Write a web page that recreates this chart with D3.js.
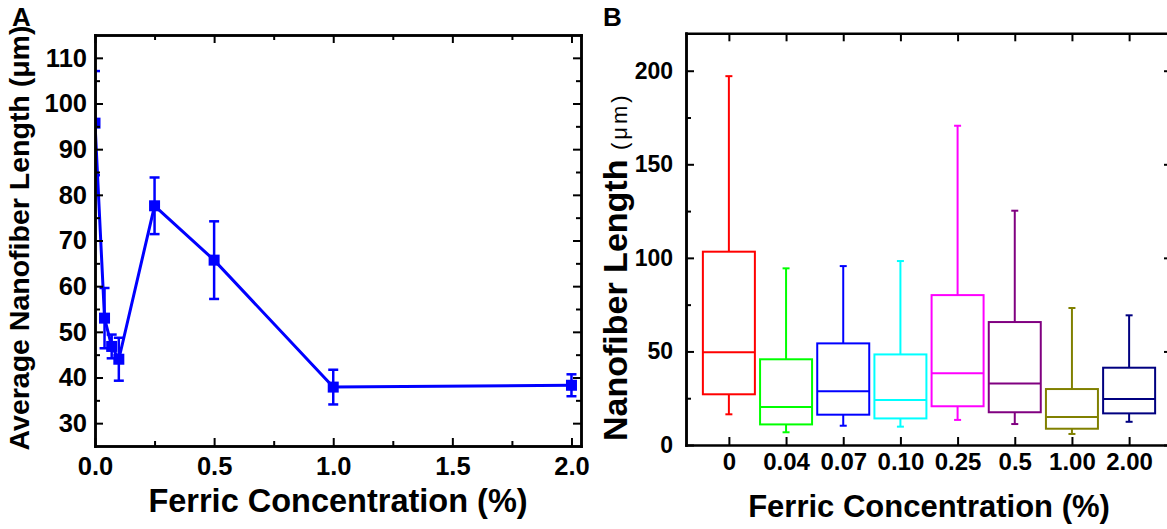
<!DOCTYPE html>
<html>
<head>
<meta charset="utf-8">
<script src="https://cdn.jsdelivr.net/npm/d3@7"></script>
<style>
body{margin:0;background:#fff}
svg{display:block;background:#fff;font-family:"Liberation Sans",Arial,sans-serif;font-weight:bold}
.axis path{stroke:#000;stroke-width:2.5;stroke-linecap:square}
.axis line{stroke:#000;stroke-width:2}
.axis text{font-family:"Liberation Sans",Arial,sans-serif;font-weight:bold;fill:#000}
</style>
</head>
<body>
<svg></svg>
<script>
// panel A: mean length vs concentration
var concA = [0, 0.04, 0.07, 0.10, 0.25, 0.5, 1.0, 2.0];
var meanA = [95.7, 53.0, 46.8, 44.0, 77.6, 65.7, 37.9, 38.3];
var errA  = [11.4, 6.6, 2.6, 4.7, 6.2, 8.5, 3.8, 2.4];
var xTicksA = [0, 0.5, 1.0, 1.5, 2.0];
var xMinorA = [0.25, 0.75, 1.25, 1.75];
var yTicksA = [30, 40, 50, 60, 70, 80, 90, 100, 110];
var yMinorA = [35, 45, 55, 65, 75, 85, 95, 105];

// panel B: box plots
var catB    = ["0", "0.04", "0.07", "0.10", "0.25", "0.5", "1.00", "2.00"];
var lowB    = [16.4, 6.8, 10.3, 9.8, 13.4, 11.2, 5.9, 12.4];
var q1B     = [27.1, 11.0, 16.2, 14.2, 20.7, 17.5, 8.7, 16.9];
var medB    = [49.5, 20.3, 28.7, 24.0, 38.3, 32.8, 15.0, 24.6];
var q3B     = [103.3, 45.8, 54.3, 48.4, 80.1, 65.7, 29.9, 41.3];
var highB   = [197.1, 94.4, 95.6, 98.3, 170.6, 125.2, 73.2, 69.3];
var colorB  = ["#ff0000", "#00ff00", "#0000ff", "#00ffff", "#ff00ff", "#800080", "#808000", "#000080"];
var yTicksB = [0, 50, 100, 150, 200];
var yMinorB = [25, 75, 125, 175];

var svg = d3.select("svg").attr("width", 1167).attr("height", 529);

function addAxis(axis, tx, ty, fs){
  var g = svg.append("g").attr("class","axis")
    .attr("transform","translate("+tx+","+ty+")")
    .call(axis);
  g.selectAll("text").style("font-size", fs+"px");
  return g;
}

// ---------- A ----------
var xA = d3.scaleLinear().domain([0, 2.04]).range([95, 581]);
var yA = d3.scaleLinear().domain([25, 115]).range([446, 35]);

svg.append("clipPath").attr("id","clipA").append("rect")
  .attr("x",95).attr("y",35).attr("width",486).attr("height",411);

var gA = svg.append("g").attr("clip-path","url(#clipA)");
var ptsA = concA.map((c,i)=>({c:c, m:meanA[i], e:errA[i]}));

gA.append("path").datum(ptsA)
  .attr("fill","none").attr("stroke","#0000ff").attr("stroke-width",3)
  .attr("d", d3.line().x(d=>xA(d.c)).y(d=>yA(d.m)));

var eb = gA.selectAll(".eb").data(ptsA).enter().append("g")
  .attr("stroke","#0000ff").attr("stroke-width",2.5);
eb.append("line").attr("x1",d=>xA(d.c)).attr("x2",d=>xA(d.c))
  .attr("y1",d=>yA(d.m-d.e)).attr("y2",d=>yA(d.m+d.e));
eb.append("line").attr("x1",d=>xA(d.c)-5).attr("x2",d=>xA(d.c)+5)
  .attr("y1",d=>yA(d.m+d.e)).attr("y2",d=>yA(d.m+d.e));
eb.append("line").attr("x1",d=>xA(d.c)-5).attr("x2",d=>xA(d.c)+5)
  .attr("y1",d=>yA(d.m-d.e)).attr("y2",d=>yA(d.m-d.e));

gA.selectAll(".pt").data(ptsA).enter().append("rect")
  .attr("x",d=>xA(d.c)-5.5).attr("y",d=>yA(d.m)-5.5)
  .attr("width",11).attr("height",11).attr("fill","#0000ff");

addAxis(d3.axisBottom(xA).tickValues(xTicksA).tickFormat(d3.format(".1f")).tickSize(-8).tickSizeOuter(0).tickPadding(11), 0, 446, 25.5);
addAxis(d3.axisBottom(xA).tickValues(xMinorA).tickFormat("").tickSize(-5).tickSizeOuter(0), 0, 446, 24);
addAxis(d3.axisBottom(xA).tickValues(xTicksA).tickFormat("").tickSize(8).tickSizeOuter(0), 0, 35, 24);
addAxis(d3.axisBottom(xA).tickValues(xMinorA).tickFormat("").tickSize(5).tickSizeOuter(0), 0, 35, 24);
addAxis(d3.axisLeft(yA).tickValues(yTicksA).tickSize(-8).tickSizeOuter(0).tickPadding(8), 95, 0, 25.5);
addAxis(d3.axisLeft(yA).tickValues(yMinorA).tickFormat("").tickSize(-5).tickSizeOuter(0), 95, 0, 24);
addAxis(d3.axisLeft(yA).tickValues(yTicksA).tickFormat("").tickSize(8).tickSizeOuter(0), 581, 0, 24);
addAxis(d3.axisLeft(yA).tickValues(yMinorA).tickFormat("").tickSize(5).tickSizeOuter(0), 581, 0, 24);

svg.append("text").attr("x",338).attr("y",512).attr("text-anchor","middle")
  .style("font-size","32.5px").text("Ferric Concentration (%)");
svg.append("text").attr("transform","translate(29,238) rotate(-90)").attr("text-anchor","middle")
  .style("font-size","28.5px").text("Average Nanofiber Length (\u03bcm)");
svg.append("text").attr("x",12).attr("y",26).style("font-size","26px").text("A");

// ---------- B ----------
var xB = d3.scalePoint().domain(catB).range([686, 1172]).padding(0.75);
var yB = d3.scaleLinear().domain([0, 220]).range([445, 33.3]);
var boxW = 52;

var boxes = catB.map((c,i)=>({c:c, lo:lowB[i], q1:q1B[i], md:medB[i], q3:q3B[i], hi:highB[i], col:colorB[i]}));
var bx = svg.selectAll(".box").data(boxes).enter().append("g")
  .attr("stroke",d=>d.col).attr("stroke-width",2).attr("fill","none");
bx.append("rect").attr("x",d=>xB(d.c)-boxW/2).attr("width",boxW)
  .attr("y",d=>yB(d.q3)).attr("height",d=>yB(d.q1)-yB(d.q3));
bx.append("line").attr("x1",d=>xB(d.c)-boxW/2).attr("x2",d=>xB(d.c)+boxW/2)
  .attr("y1",d=>yB(d.md)).attr("y2",d=>yB(d.md));
bx.append("line").attr("x1",d=>xB(d.c)).attr("x2",d=>xB(d.c))
  .attr("y1",d=>yB(d.q3)).attr("y2",d=>yB(d.hi));
bx.append("line").attr("x1",d=>xB(d.c)).attr("x2",d=>xB(d.c))
  .attr("y1",d=>yB(d.q1)).attr("y2",d=>yB(d.lo));
bx.append("line").attr("x1",d=>xB(d.c)-3.5).attr("x2",d=>xB(d.c)+3.5)
  .attr("y1",d=>yB(d.hi)).attr("y2",d=>yB(d.hi));
bx.append("line").attr("x1",d=>xB(d.c)-3.5).attr("x2",d=>xB(d.c)+3.5)
  .attr("y1",d=>yB(d.lo)).attr("y2",d=>yB(d.lo));

addAxis(d3.axisBottom(xB).tickSize(-8).tickSizeOuter(0).tickPadding(8), 0, 445, 24);
addAxis(d3.axisBottom(xB).tickFormat("").tickSize(8).tickSizeOuter(0), 0, 33.3, 24);
addAxis(d3.axisLeft(yB).tickValues(yTicksB).tickSize(-8).tickSizeOuter(0).tickPadding(13), 686, 0, 23);
addAxis(d3.axisLeft(yB).tickValues(yMinorB).tickFormat("").tickSize(-5).tickSizeOuter(0), 686, 0, 23);
addAxis(d3.axisLeft(yB).tickValues(yTicksB).tickFormat("").tickSize(8).tickSizeOuter(0), 1172, 0, 23);
addAxis(d3.axisLeft(yB).tickValues(yMinorB).tickFormat("").tickSize(5).tickSizeOuter(0), 1172, 0, 23);

svg.append("text").attr("x",929).attr("y",517).attr("text-anchor","middle")
  .style("font-size","31px").text("Ferric Concentration (%)");
var ytB = svg.append("text").attr("transform","translate(627,441) rotate(-90)")
  .style("font-size","34px").text("Nanofiber Length ");
ytB.append("tspan").style("font-size","22px").style("font-weight","normal")
  .style("letter-spacing","3px").text("(\u03bcm)");
svg.append("text").attr("x",603).attr("y",26).style("font-size","26px").text("B");
</script>
</body>
</html>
-----
PROBLEM: Repeat only what lies between the start of the data and the end of the line containing "var yMinorA = [35, 45, 55, 65, 75, 85, 95, 105];", exactly, with pictures left out.

SOLUTION TO THIS EXERCISE:
Write a web page that recreates this chart with D3.js.
<!DOCTYPE html>
<html>
<head>
<meta charset="utf-8">
<script src="https://cdn.jsdelivr.net/npm/d3@7"></script>
<style>
body{margin:0;background:#fff}
svg{display:block;background:#fff;font-family:"Liberation Sans",Arial,sans-serif;font-weight:bold}
.axis path{stroke:#000;stroke-width:2.5;stroke-linecap:square}
.axis line{stroke:#000;stroke-width:2}
.axis text{font-family:"Liberation Sans",Arial,sans-serif;font-weight:bold;fill:#000}
</style>
</head>
<body>
<svg></svg>
<script>
// panel A: mean length vs concentration
var concA = [0, 0.04, 0.07, 0.10, 0.25, 0.5, 1.0, 2.0];
var meanA = [95.7, 53.0, 46.8, 44.0, 77.6, 65.7, 37.9, 38.3];
var errA  = [11.4, 6.6, 2.6, 4.7, 6.2, 8.5, 3.8, 2.4];
var xTicksA = [0, 0.5, 1.0, 1.5, 2.0];
var xMinorA = [0.25, 0.75, 1.25, 1.75];
var yTicksA = [30, 40, 50, 60, 70, 80, 90, 100, 110];
var yMinorA = [35, 45, 55, 65, 75, 85, 95, 105];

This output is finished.